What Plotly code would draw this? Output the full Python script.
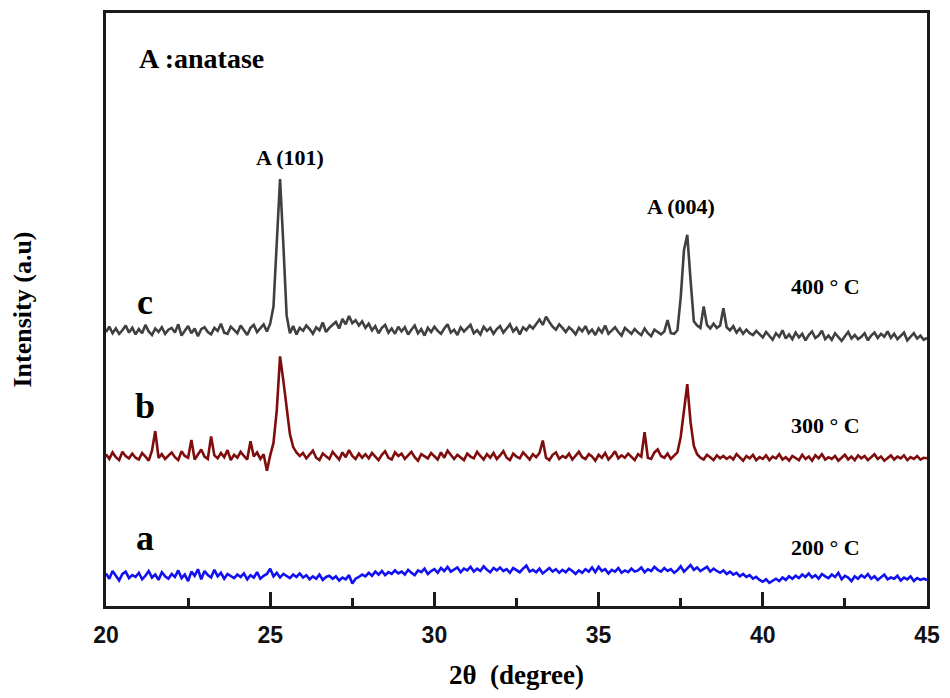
from plotly import graph_objects as go

# 2theta grid (degree), 0.1 step from 20 to 45
two_theta = [round(20 + 0.1 * i, 1) for i in range(251)]

# 400 C pattern (c)
intensity_400 = [
    46.2, 47.1, 46.0, 46.8, 45.9, 46.5, 47.3, 46.1, 46.9, 45.8,
    46.7, 46.0, 47.4, 46.3, 45.7, 46.8, 46.2, 47.0, 45.9, 46.6,
    46.9, 46.1, 47.5, 45.6, 46.4, 47.2, 46.0, 46.8, 45.5, 46.7,
    47.0, 46.2, 45.8, 46.9, 46.4, 47.6, 46.1, 45.9, 47.1, 46.5,
    46.0, 47.3, 46.6, 45.7, 46.9, 47.4, 46.2, 46.8, 47.5, 46.3,
    47.6, 50.5, 62.0, 72.0, 61.0, 49.0, 46.0, 47.2, 45.8, 46.9,
    46.4, 47.3, 46.7, 45.9, 47.0, 46.5, 47.8, 46.2, 46.9, 47.4,
    47.9, 46.8, 48.4, 47.5, 48.9, 47.7, 48.2, 47.3, 48.0, 46.9,
    47.6, 46.5, 47.2, 46.0, 46.9, 47.4, 46.1, 46.8, 45.9, 47.1,
    46.3, 47.0, 45.8, 46.6, 47.3, 46.0, 46.7, 45.6, 46.9, 46.2,
    47.1, 46.4, 45.9, 46.8, 47.5, 46.1, 46.6, 45.7, 47.0, 46.3,
    46.8, 47.4, 46.0, 46.5, 45.8, 47.1, 46.4, 46.9, 45.9, 46.7,
    47.2, 46.1, 46.8, 47.5, 46.3, 46.9, 45.8, 47.0, 46.5, 47.3,
    46.8, 47.6, 48.3, 47.4, 48.8, 47.9, 47.1, 46.6, 47.5, 46.9,
    46.2, 47.0, 46.5, 45.8, 46.9, 46.3, 47.2, 46.0, 46.6, 45.7,
    46.8, 46.1, 47.3, 45.9, 46.5, 47.0, 46.2, 45.6, 46.9, 46.4,
    45.9, 46.7, 46.1, 45.7, 46.8, 46.0, 45.5, 46.6, 46.2, 45.8,
    46.3, 48.2, 46.0, 45.9, 46.5, 52.0, 60.0, 62.6, 55.0, 48.0,
    47.3, 46.9, 50.5, 47.4, 46.8, 47.6, 46.9, 47.3, 50.2, 47.0,
    46.5, 47.2, 46.1, 46.8, 45.9, 46.6, 46.0, 45.7, 46.4, 45.8,
    45.3, 46.2, 45.6, 44.9, 46.0, 45.4, 46.5, 45.1, 45.8, 45.0,
    46.1, 45.3, 45.9, 44.8, 45.7, 46.3, 45.2, 45.6, 46.4, 45.0,
    45.6, 44.9, 46.0, 45.3, 44.7, 45.5, 46.2, 45.1, 45.7, 45.0,
    45.4, 46.0, 44.8, 45.6, 46.1, 45.2, 45.9, 45.4, 46.3, 45.2,
    45.9, 45.0, 45.6, 46.1, 44.8, 45.5, 46.0, 45.1, 45.6, 44.9,
    45.2,
]

# 300 C pattern (b)
intensity_300 = [
    25.6, 24.8, 25.9, 25.1, 24.6, 26.0, 25.3, 24.9, 25.7, 25.0,
    24.7, 25.8, 25.2, 24.5, 26.2, 29.5, 25.0, 25.6, 24.8, 25.4,
    25.9, 25.1, 24.6, 26.1, 25.3, 25.0, 28.0, 24.7, 25.5, 26.4,
    25.2, 24.8, 28.6, 25.4, 24.9, 25.8, 25.1, 26.3, 24.6, 25.5,
    25.0, 26.0, 25.3, 24.7, 27.8, 25.2, 25.9, 24.8, 25.6, 22.8,
    25.4, 27.5, 33.0, 42.1, 38.0, 33.0, 29.0, 26.8, 25.9, 25.3,
    25.8, 24.9, 25.5, 26.2, 25.0, 24.6, 25.7, 25.2, 24.8, 26.0,
    25.4, 24.7, 25.9, 25.1, 26.3, 25.3, 24.8, 25.7, 25.0, 25.6,
    24.9, 25.8, 25.2, 24.6, 25.5, 26.1, 25.0, 24.7, 25.9, 25.3,
    25.7, 24.8, 25.4, 26.0, 25.1, 24.5, 25.6, 25.2, 24.9, 25.8,
    25.3, 24.7, 25.9, 25.0, 26.2, 25.4, 24.8, 25.5, 25.1, 24.6,
    25.7, 25.2, 24.9, 26.0, 25.3, 24.7, 25.6, 25.0, 25.8, 24.8,
    25.4, 26.1, 25.0, 24.6, 25.7, 25.2, 24.9, 25.9, 25.3, 24.7,
    25.6, 25.1, 25.8, 27.9, 25.0, 24.6, 25.5, 25.9, 24.8, 25.3,
    25.0, 25.7, 24.7, 25.4, 26.0, 25.1, 24.8, 25.6, 25.2, 24.5,
    25.5, 25.0, 25.8, 24.7, 25.3, 26.1, 24.9, 25.4, 25.0, 25.7,
    25.1, 24.6, 25.6, 25.2, 29.3, 25.0, 24.8, 25.9, 26.4, 25.3,
    25.0, 25.7, 24.8, 25.4, 25.9, 28.5, 32.5, 37.4, 31.0, 27.0,
    25.6, 25.0, 24.7, 25.5, 25.1, 24.6, 25.4, 24.9, 25.3, 24.8,
    25.2, 24.7, 25.6, 25.0, 24.5, 25.3, 24.9, 25.5, 24.6, 25.1,
    24.8, 25.4, 24.6, 25.2, 24.9, 25.6, 24.7, 25.1, 24.5, 25.3,
    25.0, 24.6, 25.5, 24.8, 25.2, 24.5, 25.4, 24.9, 25.6, 24.7,
    25.1, 24.8, 25.3, 24.5, 25.0, 25.5, 24.7, 25.2, 24.6, 25.4,
    24.9, 25.3, 24.6, 25.1, 25.6, 24.8, 25.2, 24.5, 25.0, 25.4,
    24.7, 25.2, 24.9, 25.4, 24.6, 25.1, 24.8, 25.3, 24.7, 25.0,
    24.9,
]

# 200 C pattern (a), amorphous
intensity_200 = [
    5.5, 4.6, 5.9, 5.0, 4.3, 5.4, 5.8, 4.7, 5.2, 4.9,
    5.6, 4.5, 5.1, 5.9, 4.8, 5.3, 4.4, 5.7, 5.0, 4.6,
    5.4, 4.9, 6.0, 4.7, 5.3, 4.2, 5.8, 5.1, 6.2, 4.5,
    5.9, 5.2, 4.8, 6.1, 5.0, 5.6, 4.6, 5.4, 5.1, 4.7,
    5.3, 4.9, 5.5, 4.5, 5.2, 4.8, 5.7, 4.6, 5.1, 5.4,
    6.3, 5.0, 5.6, 4.8, 5.4, 5.1, 4.7, 5.3, 4.9, 5.5,
    4.8, 5.2, 4.5, 5.0, 4.6, 5.3, 4.4, 4.9, 5.1, 4.6,
    5.0, 4.3, 4.8, 4.5, 5.2, 3.8, 4.6, 4.9, 5.3, 5.0,
    5.6, 5.1, 5.8, 5.3, 5.9, 5.2, 5.7, 5.4, 6.0, 5.5,
    5.8, 5.3, 6.1, 5.6, 5.2, 6.0, 5.7, 6.3, 5.4, 5.9,
    6.2, 5.6, 6.4, 5.9, 6.6, 5.8, 6.1, 6.5, 5.7, 6.3,
    6.0, 6.6, 5.8, 6.3, 5.9, 6.7, 6.1, 5.7, 6.4, 6.0,
    6.5, 5.9, 6.2, 5.6, 6.4, 6.0, 5.7, 6.3, 6.8, 5.8,
    6.1, 5.7, 6.3, 5.5, 6.0, 6.4, 5.8, 6.2, 5.6, 6.1,
    5.7, 6.3, 5.9, 5.4, 6.0, 5.6, 6.2, 5.8, 6.5, 5.7,
    6.6, 5.9, 6.2, 5.5, 6.1, 5.8, 6.4, 5.6, 6.0, 5.7,
    6.3, 5.8, 6.0, 6.5, 5.7, 6.2, 5.9, 6.6, 6.1, 5.8,
    6.4, 5.9, 6.2, 5.6, 6.0, 6.7, 5.8, 6.3, 6.9, 6.1,
    6.5, 5.9, 6.2, 6.6, 5.8, 6.3, 5.9, 5.6, 6.0, 5.4,
    5.8, 5.3, 5.6, 5.0, 5.4, 4.9, 5.2, 4.6, 4.9, 4.4,
    4.1, 4.5, 3.9, 4.3, 4.6, 4.2, 4.8, 4.4, 5.0, 4.6,
    5.1, 4.7, 5.3, 4.9, 5.5, 4.8, 5.2, 4.6, 5.4, 5.0,
    4.7, 5.3, 4.9, 5.6, 4.5, 5.1, 4.8, 4.2, 5.0, 4.6,
    5.2, 4.8, 5.4, 4.6, 5.0, 4.4, 4.9, 5.3, 4.5, 4.8,
    4.6, 5.1, 4.3, 4.8, 4.5, 5.0, 4.2, 4.7, 4.4, 4.6,
    4.4,
]

patterns = [
    (intensity_400, "#404040", "400 ° C", "c"),
    (intensity_300, "#800d0d", "300 ° C", "b"),
    (intensity_200, "#1010f0", "200 ° C", "a"),
]

# text label positions (data units)
letter_pos = [(21.2, 51.3), (21.2, 33.7), (21.2, 11.4)]
temp_pos = [(41.9, 53.9), (41.9, 30.4), (41.9, 9.9)]
peak_labels = [(25.6, 75.7, "A (101)"), (37.5, 67.3, "A (004)")]

serif = "Liberation Serif, Times New Roman, serif"

fig = go.Figure()
for (vals, color, temp, letter) in patterns:
    fig.add_trace(go.Scatter(x=two_theta, y=vals, mode="lines",
                             line=dict(color=color, width=2.6), name=temp))

annotations = []
for (pos, pattern) in zip(letter_pos, patterns):
    annotations.append(dict(x=pos[0], y=pos[1], text=pattern[3], showarrow=False,
                            font=dict(family=serif, size=36, color="black", weight="bold")))
for (pos, pattern) in zip(temp_pos, patterns):
    annotations.append(dict(x=pos[0], y=pos[1], text=pattern[2], showarrow=False,
                            font=dict(family=serif, size=22, color="black", weight="bold")))
for (x, y, txt) in peak_labels:
    annotations.append(dict(x=x, y=y, text=txt, showarrow=False,
                            font=dict(family=serif, size=22, color="black", weight="bold")))
annotations.append(dict(x=20.94, y=92.4, text="A :anatase", showarrow=False, xanchor="left",
                        font=dict(family=serif, size=28, color="black", weight="bold")))

# page has an 8px body margin, so the figure is a bit smaller than the window
fig.update_layout(
    width=934, height=682,
    margin=dict(l=98, r=15, t=2, b=84),
    paper_bgcolor="white", plot_bgcolor="white",
    showlegend=False,
    annotations=annotations,
)
fig.update_xaxes(
    range=[20, 45], dtick=5, showgrid=False, zeroline=False,
    showline=True, mirror=True, linecolor="#1a1a1a", linewidth=3,
    ticks="inside", ticklen=14, tickwidth=3, tickcolor="#1a1a1a",
    minor=dict(ticks="inside", ticklen=8, tickwidth=3, tickcolor="#1a1a1a", dtick=2.5),
    tickfont=dict(family="Liberation Sans, Arial, sans-serif", size=23, color="#111", weight="bold"),
    ticklabelstandoff=6,
    title=dict(text="2θ  (degree)", standoff=20,
               font=dict(family=serif, size=27, color="black", weight="bold")),
)
fig.update_yaxes(
    range=[0, 100], showgrid=False, zeroline=False, showticklabels=False,
    showline=True, mirror=True, linecolor="#1a1a1a", linewidth=3, ticks="",
    title=dict(text="Intensity (a.u)", standoff=68,
               font=dict(family=serif, size=26, color="black", weight="bold")),
)

fig.write_html("out.html")
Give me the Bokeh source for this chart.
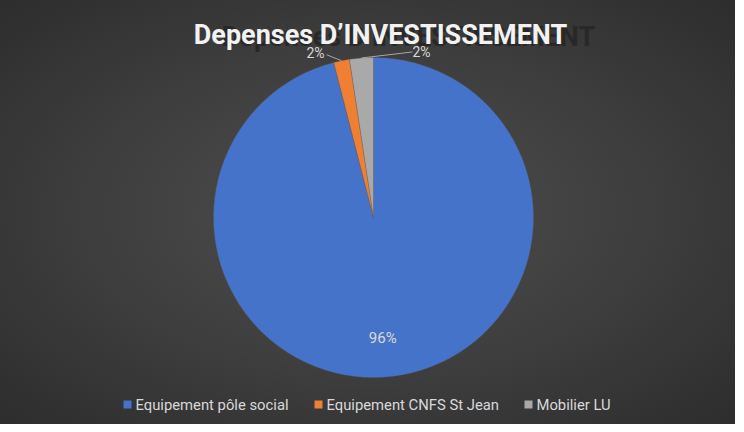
import numpy as np
from bokeh.plotting import figure
from bokeh.models import Range1d, ColumnDataSource
from bokeh.core.properties import value
from bokeh.embed import file_html
from bokeh.resources import INLINE

# ---- data ----
categories = ["Equipement pôle social", "Equipement CNFS St Jean", "Mobilier LU"]
values = [96.0, 1.6, 2.4]
pct_labels = ["96%", "2%", "2%"]
colors = ["#4673CA", "#EF7F32", "#A9A9A9"]
title_text = "Depenses D\u2019INVESTISSEMENT"

# ---- layout constants ----
W, H = 735, 424
cx, cy, R = 373, 207, 160
FONT = "Roboto"

p = figure(width=W, height=H, x_range=Range1d(0, W), y_range=Range1d(0, H),
           output_backend="svg", toolbar_location=None, min_border=0)
p.axis.visible = False
p.grid.visible = False
p.outline_line_color = None
p.background_fill_alpha = 0
p.border_fill_alpha = 0
p.styles = {"background": "radial-gradient(ellipse at 50% 50%, #4e4e4e 0%, #3f3f3f 50%, #2d2d2d 100%)"}

vals = np.array(values, dtype=float)
frac = vals / vals.sum()
cum = np.concatenate([[0], np.cumsum(frac)])
start = np.pi / 2 - cum[:-1] * 2 * np.pi
end = np.pi / 2 - cum[1:] * 2 * np.pi
mid = (start + end) / 2

src = ColumnDataSource(dict(start=start, end=end, color=colors, cat=categories))
p.wedge(x=cx, y=cy, radius=R, start_angle="start", end_angle="end",
        direction="clock", fill_color="color", line_color="#5a5a5a",
        line_width=0.5, line_alpha=0.6, source=src)

# inside label for the big slice
p.text(x=[cx + 0.76 * R * np.cos(mid[0])], y=[cy + 0.76 * R * np.sin(mid[0])],
       x_offset=-6, text=[pct_labels[0]], text_color="#d9d9d9", text_font=value(FONT),
       text_font_size="15px", text_align="center", text_baseline="middle")

# outside labels with leader lines for the small slices
label_dx = [None, -26, 60]
label_dy = [None, 8, 6]
line_dx = [None, -15, 51]
line_dy = [None, 6, 6]
for i in (1, 2):
    ex = cx + R * np.cos(mid[i])
    ey = cy + R * np.sin(mid[i])
    p.segment(x0=[ex], y0=[ey], x1=[ex + line_dx[i]], y1=[ey + line_dy[i]],
              line_color="#a6a6a6", line_width=1)
    p.text(x=[ex + label_dx[i]], y=[ey + label_dy[i]], text=[pct_labels[i]],
           text_color="#d9d9d9", text_font=value(FONT), text_font_size="14px",
           text_align="center", text_baseline="middle")

# title with shadow
tx, ty = 380, 390
p.text(x=[tx + 28], y=[ty - 2], text=[title_text], text_color="#282828",
       text_font=value(FONT), text_font_size="27px", text_font_style="bold",
       text_align="center", text_baseline="middle")
p.text(x=[tx], y=[ty], text=[title_text], text_color="#f2f2f2",
       text_font=value(FONT), text_font_size="27px", text_font_style="bold",
       text_align="center", text_baseline="middle")

# legend
leg_y = 20
sq_x = [127, 318, 528]
for i, cat in enumerate(categories):
    p.scatter(x=[sq_x[i]], y=[leg_y], marker="square", size=8,
              fill_color=colors[i], line_color=None)
    p.text(x=[sq_x[i] + 8], y=[leg_y], text=[cat], text_color="#d9d9d9",
           text_font=value(FONT), text_font_size="14.8px",
           text_align="left", text_baseline="middle")

open("out.html", "w").write(file_html(p, INLINE))
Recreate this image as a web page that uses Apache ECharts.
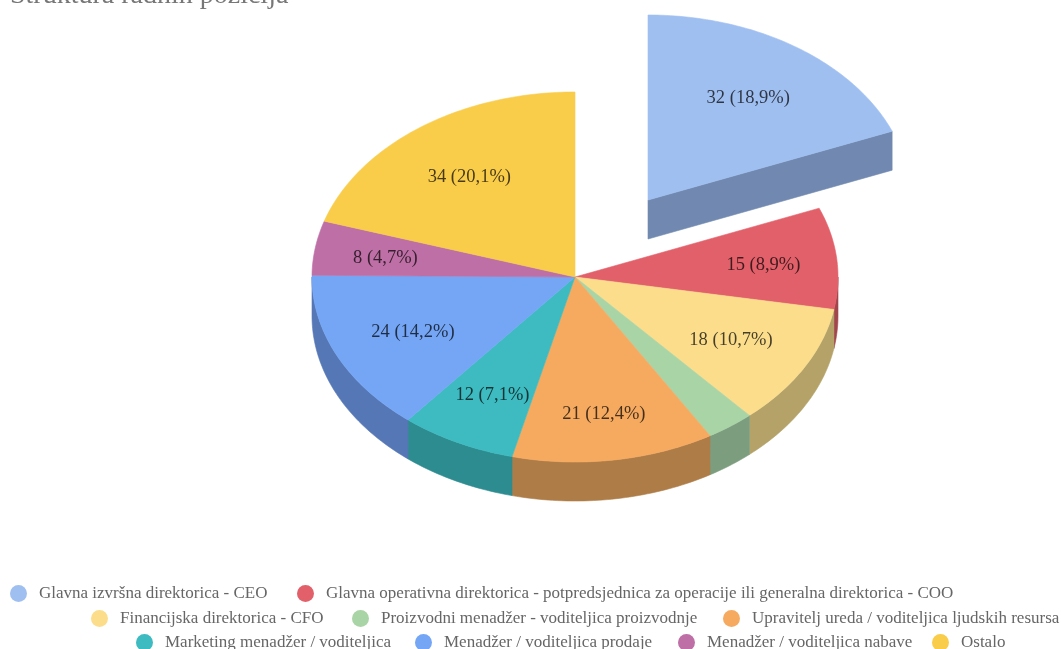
<!DOCTYPE html>
<html><head><meta charset="utf-8">
<style>html,body{margin:0;padding:0;background:#fff}#c{width:1061px;height:649px}</style>
<script src="https://cdn.jsdelivr.net/npm/echarts@6/dist/echarts.min.js"></script>
</head><body><div id="c"></div>
<script>
const titleText = 'Struktura radnih pozicija';
const categories = [
  'Glavna izvršna direktorica - CEO',
  'Glavna operativna direktorica - potpredsjednica za operacije ili generalna direktorica - COO',
  'Financijska direktorica - CFO',
  'Proizvodni menadžer - voditeljica proizvodnje',
  'Upravitelj ureda / voditeljica ljudskih resursa',
  'Marketing menadžer / voditeljica',
  'Menadžer / voditeljica prodaje',
  'Menadžer / voditeljica nabave',
  'Ostalo'
];
const values = [32, 15, 18, 5, 21, 12, 24, 8, 34];
const topColors = ['#A0BFF1','#E2606A','#FBDD8C','#A9D4A6','#F6AA60','#3DBBC0','#74A6F5','#BE6FA6','#F9CC4A'];
const sideColors = ['#7189B0','#A2454C','#B4A268','#7C9E7F','#AE7C47','#2D8C90','#5677B6','#8A5078','#B49436'];
const labelRadius = [0.68, 0.72, 0.68, 0, 0.74, 0.70, 0.68, 0.73, 0.68];
const legendLeft = [10, 297, 91, 352, 723, 136, 415, 678, 932];
const legendTop = [585, 585, 610, 610, 610, 634, 634, 634, 634];

const cx = 575, cy = 277, rx = 263, ry = 185, depth = 39, explodeX = 73, explodeY = -77;
const total = values.reduce((a,b)=>a+b,0);
const pt = (a,ox,oy,r=1,dy=0)=>[cx+ox+rx*r*Math.sin(a), cy+oy+ry*r*(-Math.cos(a))+dy];
const D = Math.PI/180;
function arc(a0,a1,ox,oy,dy){
  const pts=[]; const n=Math.max(2,Math.ceil((a1-a0)/D));
  for(let i=0;i<=n;i++) pts.push(pt(a0+(a1-a0)*i/n,ox,oy,1,dy));
  return pts;
}
function makeRender(idx){
  return function(){
    let sum=0; for(let i=0;i<idx;i++) sum+=values[i];
    const a0=sum/total*2*Math.PI, a1=(sum+values[idx])/total*2*Math.PI;
    const ox=idx===0?explodeX:0, oy=idx===0?explodeY:0;
    const top=topColors[idx], side=sideColors[idx];
    const children=[];
    const poly=(points,c)=>({type:'polygon',shape:{points},style:{fill:c,stroke:c,lineWidth:0.6},silent:true});
    if(idx===0){
      const e=pt(a1,ox,oy), c0=[cx+ox,cy+oy];
      children.push(poly([c0,e,[e[0],e[1]+depth],[c0[0],c0[1]+depth]],side));
    }
    const s0=Math.max(a0,Math.PI/2), s1=Math.min(a1,Math.PI*1.5);
    if(s1>s0){
      const upper=arc(s0,s1,ox,oy,0), lower=arc(s0,s1,ox,oy,depth).reverse();
      children.push(poly(upper.concat(lower),side));
    }
    children.push(poly([[cx+ox,cy+oy]].concat(arc(a0,a1,ox,oy,0)),top));
    if(labelRadius[idx]>0){
      const m=(a0+a1)/2, p=pt(m,ox,oy,labelRadius[idx]);
      const pct=(values[idx]/total*100).toFixed(1).replace('.',',');
      children.push({type:'text',x:p[0],y:p[1]+2,silent:true,style:{
        text:values[idx]+' ('+pct+'%)',x:0,y:0,align:'center',verticalAlign:'middle',
        fill:'rgba(0,0,0,0.72)',font:'18.5px "Liberation Serif", serif'}});
    }
    return {type:'group',children};
  };
}
const chart=echarts.init(document.getElementById('c'),null,{renderer:'canvas'});
chart.setOption({
  animation:false,
  backgroundColor:'#fff',
  title:{text:titleText,left:5,top:-23,textStyle:{color:'#777',fontSize:28,fontWeight:'normal',fontFamily:'"Liberation Serif", serif'}},
  tooltip:{show:false},
  legend:categories.map((name,i)=>({
    data:[name],left:legendLeft[i],top:legendTop[i],width:1100,orient:'horizontal',icon:'circle',
    itemWidth:17,itemHeight:17,selectedMode:false,padding:0,
    textStyle:{color:'#666',fontSize:17,fontFamily:'"Liberation Serif", serif',padding:[0,0,0,7]}
  })),
  series:categories.map((name,i)=>({
    type:'custom',name,coordinateSystem:'none',silent:true,
    itemStyle:{color:topColors[i]},
    data:[{name,value:values[i]}],
    renderItem:makeRender(i)
  }))
});
</script></body></html>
****************************************
**To be done:** Only the lines from the start of the records to the one containing "two_theta = [round(20" should be repeated, exactly and with both ends kept; drop any pictures.

**Answer to the exercise:**
What Plotly code would draw this? Output the full Python script.
from plotly import graph_objects as go

# 2theta grid (degree), 0.1 step from 20 to 45
two_theta = [round(20 + 0.1 * i, 1) for i in range(251)]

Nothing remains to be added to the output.